Il y a quelques jours, le magazine Challenges titrait à propos de votre entreprise que nous vivions un scandale d'État. On peut en effet se demander qui va payer pour la quasi-faillite d'Areva et comment le groupe en est arrivé là. Pourquoi le Commissariat à l'énergie atomique et aux énergies alternatives – CEA –, premier actionnaire d'Areva, n'a-t-il à aucun moment alerté les pouvoirs publics sur sa situation ?
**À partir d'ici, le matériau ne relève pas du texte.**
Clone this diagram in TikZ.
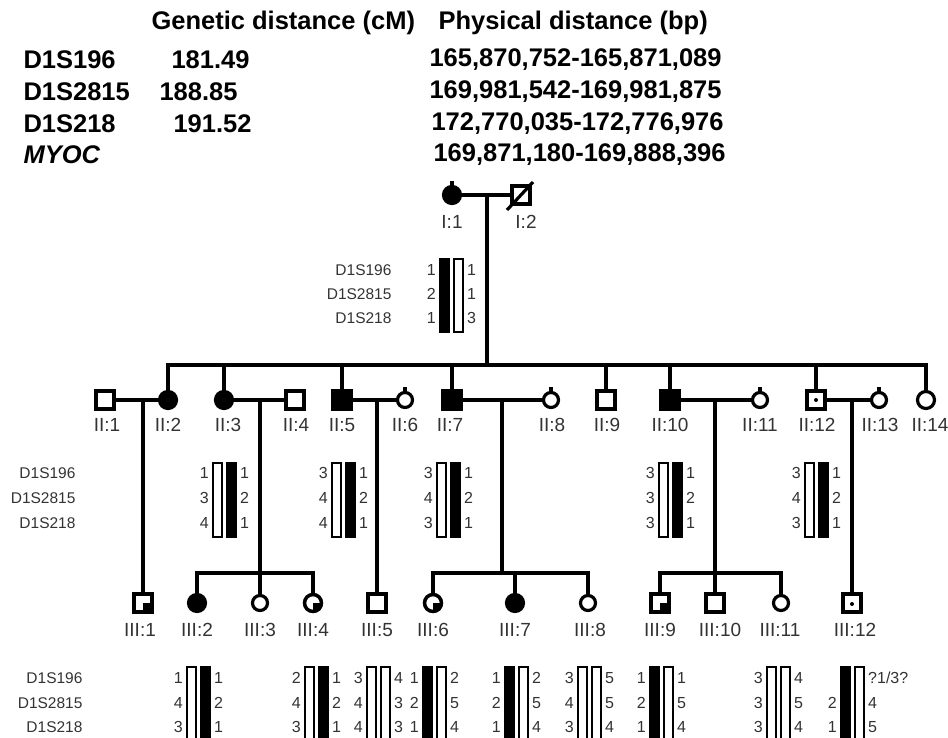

Certes, pour les écologistes, la surprise n'est pas totale. Comme M. Oursel, président-directeur général d'Areva, le disait il y a quelques mois devant la commission d'enquête sur les coûts du nucléaire, le business model du nucléaire s'est écroulé. Vous avez beau clamer votre confiance dans la compétitivité d'un nucléaire sûr, les chiffres que vous citez – et les rapports de la Cour des comptes – prouvent que les coûts ne cessent d'augmenter. La vraie question est donc de savoir s'il existe encore un business model pour le nucléaire ou bien s'il faut réorienter l'entreprise vers d'autres activités.
Dans le cadre d'une conférence de presse à l'occasion de la publication de vos résultats, vous indiquez – affirmation typique de la surestimation systématique de l'avenir de votre filière – que le nombre de projets nucléaires pourrait augmenter de 50 % d'ici à 2030. Vous dites également disposer d'un carnet de commandes de 46 milliards d'euros. Pouvez-vous nous en dire plus ? À quel type de projets – existants ou virtuels, comme la construction de réacteurs de type Atmea, dont on n'est pas encore sûr qu'ils passeront les contrôles de sûreté – ce carnet de commandes renvoie-t-il ? Cela nous permettrait d'évaluer sa vraie valeur.
La rumeur veut que des Chinois pourraient entrer au capital d'Areva. Cette éventualité fait sourire ceux qui ont toujours douté du nucléaire français puisqu'un pays où cette source d'énergie pèse 2 % dans la production de l'électricité viendrait sauver une filière qui en pèse 75% – preuve que pour être un leader international, point n'est besoin de produire autant d'énergie nucléaire. Ces rumeurs sont-elles exactes ?
À rebours du dumping en matière de sûreté auquel semble vous inviter Hervé Mariton, confirmez-vous que la sûreté ne sera en aucune façon une variable d'ajustement dans les plans d'économie d'Areva ? Les préconisations de l'ASN dans le cadre des évaluations complémentaires de sûreté consécutives à l'accident de Fukushima seront-elles bien prioritaires pour protéger les installations existantes, dont celle de la Hague pour laquelle l'ASN a également demandé un reconditionnement de certains déchets ? Confirmez-vous qu'il n'est pas question de toucher aux provisions obligatoires pour faire face aux charges futures en matière de démantèlement et de gestion des déchets ?
S'agissant de l'EPR, chacun peut constater les retards et les surcoûts du projet. Vous avez évoqué Hinkley Point ; mais n'est-il pas temps de se demander s'il est raisonnable de commencer un nouveau chantier dont le coût estimé s'élève à 30 milliards d'euros tant qu'on n'a pas démarré un seul réacteur de ce type pour vérifier que la technologie fonctionne ? Par ailleurs, puisqu'on évoque un EPR « optimisé », ne faut-il pas privilégier ce modèle par rapport à celui conçu il y a une dizaine d'années ?
Enfin, n'entraînons pas EDF dans la chute d'Areva ; au moment où le monde entier se tourne vers les énergies renouvelables, où la part du nucléaire ne cesse de décroître, Areva lui-même devrait se tourner vers la diversification et le démantèlement plutôt que de persévérer dans le modèle nucléaro-centré et d'entraîner EDF dans une relation qui risquerait de plomber notre électricien national.